Objective: Only the span from the line containing "Recreate this image" down to the line containing "markeredgewidth=1.0)" is to be printed, exactly and inclusively, with pictures omitted.

Data to use:

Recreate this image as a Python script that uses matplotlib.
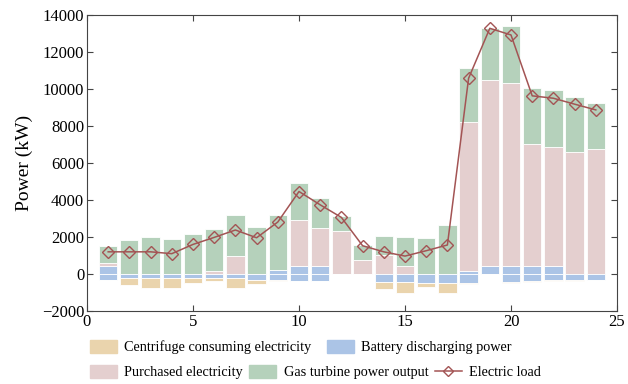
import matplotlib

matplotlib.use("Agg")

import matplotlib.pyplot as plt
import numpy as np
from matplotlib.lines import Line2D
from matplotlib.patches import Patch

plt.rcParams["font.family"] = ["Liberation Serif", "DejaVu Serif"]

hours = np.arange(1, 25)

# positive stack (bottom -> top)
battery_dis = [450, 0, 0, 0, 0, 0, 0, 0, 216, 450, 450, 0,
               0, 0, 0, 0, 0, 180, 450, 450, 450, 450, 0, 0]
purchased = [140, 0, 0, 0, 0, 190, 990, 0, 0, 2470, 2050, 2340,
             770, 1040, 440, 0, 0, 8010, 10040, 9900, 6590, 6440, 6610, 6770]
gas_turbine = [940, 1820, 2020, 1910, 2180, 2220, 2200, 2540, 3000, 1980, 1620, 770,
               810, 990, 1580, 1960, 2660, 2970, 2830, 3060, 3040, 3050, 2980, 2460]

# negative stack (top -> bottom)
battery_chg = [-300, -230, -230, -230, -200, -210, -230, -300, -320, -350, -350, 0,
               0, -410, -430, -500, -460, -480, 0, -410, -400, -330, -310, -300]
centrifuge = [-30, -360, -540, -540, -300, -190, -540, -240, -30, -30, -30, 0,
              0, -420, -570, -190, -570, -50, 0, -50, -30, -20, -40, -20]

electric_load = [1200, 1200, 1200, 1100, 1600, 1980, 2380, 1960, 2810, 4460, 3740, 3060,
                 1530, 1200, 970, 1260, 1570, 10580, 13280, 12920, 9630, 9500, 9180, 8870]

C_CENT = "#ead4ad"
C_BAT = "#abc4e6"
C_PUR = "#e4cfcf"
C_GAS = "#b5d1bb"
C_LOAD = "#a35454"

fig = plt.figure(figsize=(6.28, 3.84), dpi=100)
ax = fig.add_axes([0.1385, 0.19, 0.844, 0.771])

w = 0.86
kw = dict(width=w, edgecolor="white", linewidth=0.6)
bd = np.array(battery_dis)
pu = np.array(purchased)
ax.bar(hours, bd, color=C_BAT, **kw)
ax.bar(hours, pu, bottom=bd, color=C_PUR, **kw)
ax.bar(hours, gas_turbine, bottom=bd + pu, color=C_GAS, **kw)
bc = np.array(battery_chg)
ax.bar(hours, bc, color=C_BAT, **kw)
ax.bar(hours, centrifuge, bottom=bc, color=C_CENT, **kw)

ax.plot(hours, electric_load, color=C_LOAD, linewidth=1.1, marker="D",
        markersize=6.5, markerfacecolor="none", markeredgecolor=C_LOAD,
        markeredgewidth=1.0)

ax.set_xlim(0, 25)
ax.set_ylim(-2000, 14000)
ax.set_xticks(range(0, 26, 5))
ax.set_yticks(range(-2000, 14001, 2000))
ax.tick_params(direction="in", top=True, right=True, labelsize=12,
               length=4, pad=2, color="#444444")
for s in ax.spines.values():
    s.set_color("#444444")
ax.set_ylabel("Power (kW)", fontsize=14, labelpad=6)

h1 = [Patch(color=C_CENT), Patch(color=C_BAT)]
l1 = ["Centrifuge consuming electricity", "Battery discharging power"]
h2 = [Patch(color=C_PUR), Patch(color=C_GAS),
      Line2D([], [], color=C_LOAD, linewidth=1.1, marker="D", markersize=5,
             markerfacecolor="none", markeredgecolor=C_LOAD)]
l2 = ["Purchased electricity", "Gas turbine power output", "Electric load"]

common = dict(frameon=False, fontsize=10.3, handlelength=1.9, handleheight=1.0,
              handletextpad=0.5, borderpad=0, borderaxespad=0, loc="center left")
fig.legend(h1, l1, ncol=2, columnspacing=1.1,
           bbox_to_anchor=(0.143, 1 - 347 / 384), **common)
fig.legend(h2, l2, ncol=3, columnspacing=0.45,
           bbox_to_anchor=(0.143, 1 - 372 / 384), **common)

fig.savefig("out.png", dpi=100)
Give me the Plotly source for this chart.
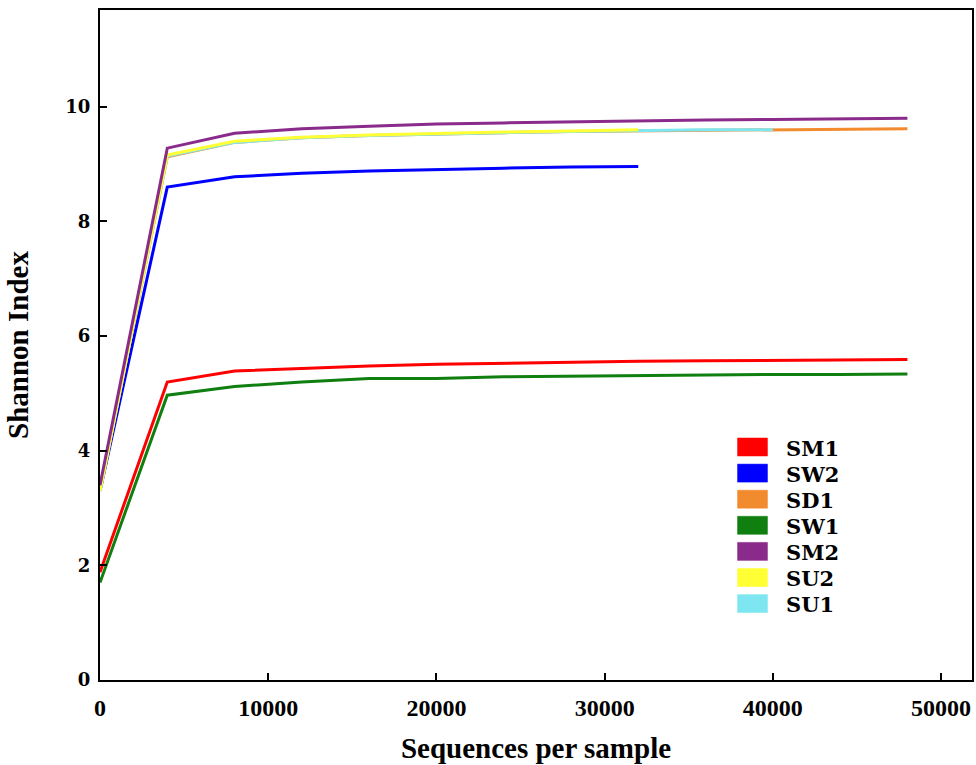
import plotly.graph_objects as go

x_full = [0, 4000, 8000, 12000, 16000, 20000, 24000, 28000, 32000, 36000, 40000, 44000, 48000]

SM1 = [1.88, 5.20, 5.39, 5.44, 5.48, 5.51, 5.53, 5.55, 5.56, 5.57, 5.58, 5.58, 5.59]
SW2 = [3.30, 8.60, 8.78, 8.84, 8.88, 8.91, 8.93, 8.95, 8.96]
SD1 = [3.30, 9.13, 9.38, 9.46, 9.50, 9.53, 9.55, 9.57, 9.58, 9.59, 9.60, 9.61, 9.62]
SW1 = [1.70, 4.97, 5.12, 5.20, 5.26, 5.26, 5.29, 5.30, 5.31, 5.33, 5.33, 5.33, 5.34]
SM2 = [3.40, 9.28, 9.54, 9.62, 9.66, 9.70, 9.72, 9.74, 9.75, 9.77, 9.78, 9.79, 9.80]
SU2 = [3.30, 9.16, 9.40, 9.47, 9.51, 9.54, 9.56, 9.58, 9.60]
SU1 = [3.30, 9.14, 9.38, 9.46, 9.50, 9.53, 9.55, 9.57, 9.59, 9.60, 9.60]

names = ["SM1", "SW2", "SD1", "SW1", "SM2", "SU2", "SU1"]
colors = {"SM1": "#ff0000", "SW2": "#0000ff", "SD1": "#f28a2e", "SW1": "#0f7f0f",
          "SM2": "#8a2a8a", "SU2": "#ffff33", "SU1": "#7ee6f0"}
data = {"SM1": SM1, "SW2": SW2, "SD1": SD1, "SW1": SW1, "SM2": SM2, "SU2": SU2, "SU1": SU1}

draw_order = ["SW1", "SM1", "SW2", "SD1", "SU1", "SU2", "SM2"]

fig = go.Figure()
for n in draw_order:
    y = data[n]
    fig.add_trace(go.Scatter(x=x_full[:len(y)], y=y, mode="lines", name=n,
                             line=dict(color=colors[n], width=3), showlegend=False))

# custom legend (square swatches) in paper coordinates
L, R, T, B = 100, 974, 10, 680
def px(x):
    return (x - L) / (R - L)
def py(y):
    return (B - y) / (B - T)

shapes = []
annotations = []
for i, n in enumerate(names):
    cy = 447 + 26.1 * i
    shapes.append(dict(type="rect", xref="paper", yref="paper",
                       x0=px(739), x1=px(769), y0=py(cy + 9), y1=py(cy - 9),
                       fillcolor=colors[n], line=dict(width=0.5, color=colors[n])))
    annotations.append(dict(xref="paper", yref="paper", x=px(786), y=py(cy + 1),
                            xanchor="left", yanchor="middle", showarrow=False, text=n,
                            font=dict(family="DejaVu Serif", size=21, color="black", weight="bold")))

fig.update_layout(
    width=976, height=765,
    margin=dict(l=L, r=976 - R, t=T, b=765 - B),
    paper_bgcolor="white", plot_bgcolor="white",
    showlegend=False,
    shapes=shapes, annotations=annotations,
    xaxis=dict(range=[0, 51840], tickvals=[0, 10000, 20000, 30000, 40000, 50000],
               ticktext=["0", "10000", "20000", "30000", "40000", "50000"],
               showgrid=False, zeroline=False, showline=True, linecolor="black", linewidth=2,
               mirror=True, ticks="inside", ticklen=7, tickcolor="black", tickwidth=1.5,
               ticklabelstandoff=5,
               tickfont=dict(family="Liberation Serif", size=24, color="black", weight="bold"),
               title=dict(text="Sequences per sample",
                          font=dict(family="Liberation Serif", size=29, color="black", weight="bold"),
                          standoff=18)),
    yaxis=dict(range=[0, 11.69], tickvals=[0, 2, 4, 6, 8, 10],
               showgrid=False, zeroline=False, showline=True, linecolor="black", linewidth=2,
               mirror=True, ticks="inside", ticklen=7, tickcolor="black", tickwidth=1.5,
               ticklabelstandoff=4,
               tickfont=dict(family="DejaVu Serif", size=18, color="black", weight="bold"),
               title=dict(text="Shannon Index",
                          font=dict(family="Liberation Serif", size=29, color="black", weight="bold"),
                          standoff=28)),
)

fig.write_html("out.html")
--
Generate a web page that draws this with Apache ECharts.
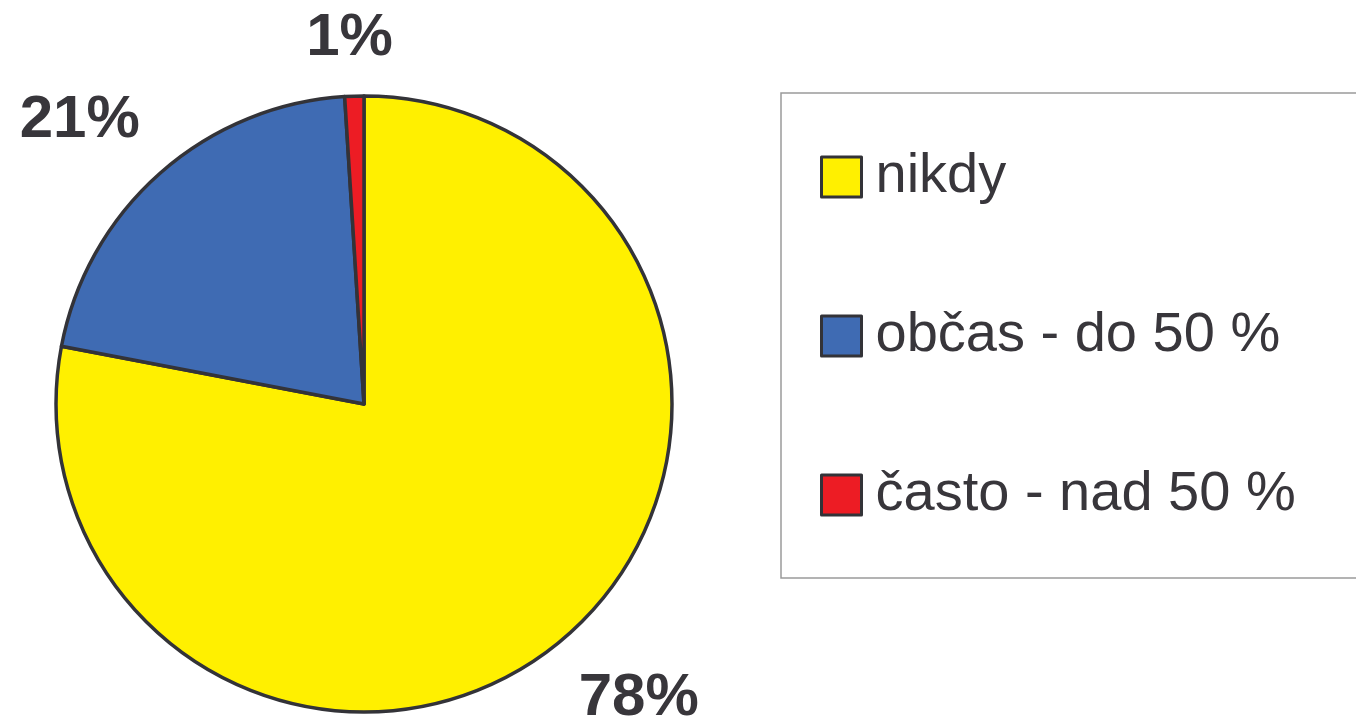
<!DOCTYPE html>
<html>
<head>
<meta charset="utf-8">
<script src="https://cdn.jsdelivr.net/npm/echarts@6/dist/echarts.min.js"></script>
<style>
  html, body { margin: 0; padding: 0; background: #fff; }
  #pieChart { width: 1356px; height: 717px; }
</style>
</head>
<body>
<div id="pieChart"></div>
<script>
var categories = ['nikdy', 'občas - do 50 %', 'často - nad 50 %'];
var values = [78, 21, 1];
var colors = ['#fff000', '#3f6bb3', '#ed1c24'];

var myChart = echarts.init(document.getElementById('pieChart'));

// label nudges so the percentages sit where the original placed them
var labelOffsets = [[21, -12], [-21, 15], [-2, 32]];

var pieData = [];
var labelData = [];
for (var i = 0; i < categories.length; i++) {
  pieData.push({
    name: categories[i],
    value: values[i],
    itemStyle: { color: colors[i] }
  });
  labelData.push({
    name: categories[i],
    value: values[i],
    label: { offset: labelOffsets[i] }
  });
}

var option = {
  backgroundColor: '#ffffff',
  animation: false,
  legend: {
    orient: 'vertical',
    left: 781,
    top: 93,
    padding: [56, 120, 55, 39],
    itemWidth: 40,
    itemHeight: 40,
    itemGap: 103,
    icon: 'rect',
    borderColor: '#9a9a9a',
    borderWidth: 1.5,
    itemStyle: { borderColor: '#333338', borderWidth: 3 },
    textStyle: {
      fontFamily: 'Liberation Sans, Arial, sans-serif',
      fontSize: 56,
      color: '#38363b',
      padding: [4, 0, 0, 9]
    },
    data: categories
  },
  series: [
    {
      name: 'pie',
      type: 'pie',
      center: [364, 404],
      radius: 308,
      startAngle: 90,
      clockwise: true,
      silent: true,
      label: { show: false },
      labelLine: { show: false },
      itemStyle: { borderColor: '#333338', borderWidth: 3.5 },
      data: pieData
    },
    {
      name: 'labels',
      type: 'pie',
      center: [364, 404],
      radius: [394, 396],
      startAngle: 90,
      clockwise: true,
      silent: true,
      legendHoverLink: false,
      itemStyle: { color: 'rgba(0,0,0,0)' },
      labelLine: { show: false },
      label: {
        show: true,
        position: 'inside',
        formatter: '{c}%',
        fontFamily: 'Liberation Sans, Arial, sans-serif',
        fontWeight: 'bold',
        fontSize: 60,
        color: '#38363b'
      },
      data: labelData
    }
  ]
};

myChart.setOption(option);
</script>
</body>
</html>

Result of this task:
Recreate this image as a Python script that uses matplotlib.
import matplotlib

matplotlib.use("Agg")

import matplotlib.pyplot as plt
import numpy as np
from matplotlib.lines import Line2D
from matplotlib.patches import Patch

plt.rcParams["font.family"] = ["Liberation Serif", "DejaVu Serif"]

hours = np.arange(1, 25)

# positive stack (bottom -> top)
battery_dis = [450, 0, 0, 0, 0, 0, 0, 0, 216, 450, 450, 0,
               0, 0, 0, 0, 0, 180, 450, 450, 450, 450, 0, 0]
purchased = [140, 0, 0, 0, 0, 190, 990, 0, 0, 2470, 2050, 2340,
             770, 1040, 440, 0, 0, 8010, 10040, 9900, 6590, 6440, 6610, 6770]
gas_turbine = [940, 1820, 2020, 1910, 2180, 2220, 2200, 2540, 3000, 1980, 1620, 770,
               810, 990, 1580, 1960, 2660, 2970, 2830, 3060, 3040, 3050, 2980, 2460]

# negative stack (top -> bottom)
battery_chg = [-300, -230, -230, -230, -200, -210, -230, -300, -320, -350, -350, 0,
               0, -410, -430, -500, -460, -480, 0, -410, -400, -330, -310, -300]
centrifuge = [-30, -360, -540, -540, -300, -190, -540, -240, -30, -30, -30, 0,
              0, -420, -570, -190, -570, -50, 0, -50, -30, -20, -40, -20]

electric_load = [1200, 1200, 1200, 1100, 1600, 1980, 2380, 1960, 2810, 4460, 3740, 3060,
                 1530, 1200, 970, 1260, 1570, 10580, 13280, 12920, 9630, 9500, 9180, 8870]

C_CENT = "#ead4ad"
C_BAT = "#abc4e6"
C_PUR = "#e4cfcf"
C_GAS = "#b5d1bb"
C_LOAD = "#a35454"

fig = plt.figure(figsize=(6.28, 3.84), dpi=100)
ax = fig.add_axes([0.1385, 0.19, 0.844, 0.771])

w = 0.86
kw = dict(width=w, edgecolor="white", linewidth=0.6)
bd = np.array(battery_dis)
pu = np.array(purchased)
ax.bar(hours, bd, color=C_BAT, **kw)
ax.bar(hours, pu, bottom=bd, color=C_PUR, **kw)
ax.bar(hours, gas_turbine, bottom=bd + pu, color=C_GAS, **kw)
bc = np.array(battery_chg)
ax.bar(hours, bc, color=C_BAT, **kw)
ax.bar(hours, centrifuge, bottom=bc, color=C_CENT, **kw)

ax.plot(hours, electric_load, color=C_LOAD, linewidth=1.1, marker="D",
        markersize=6.5, markerfacecolor="none", markeredgecolor=C_LOAD,
        markeredgewidth=1.0)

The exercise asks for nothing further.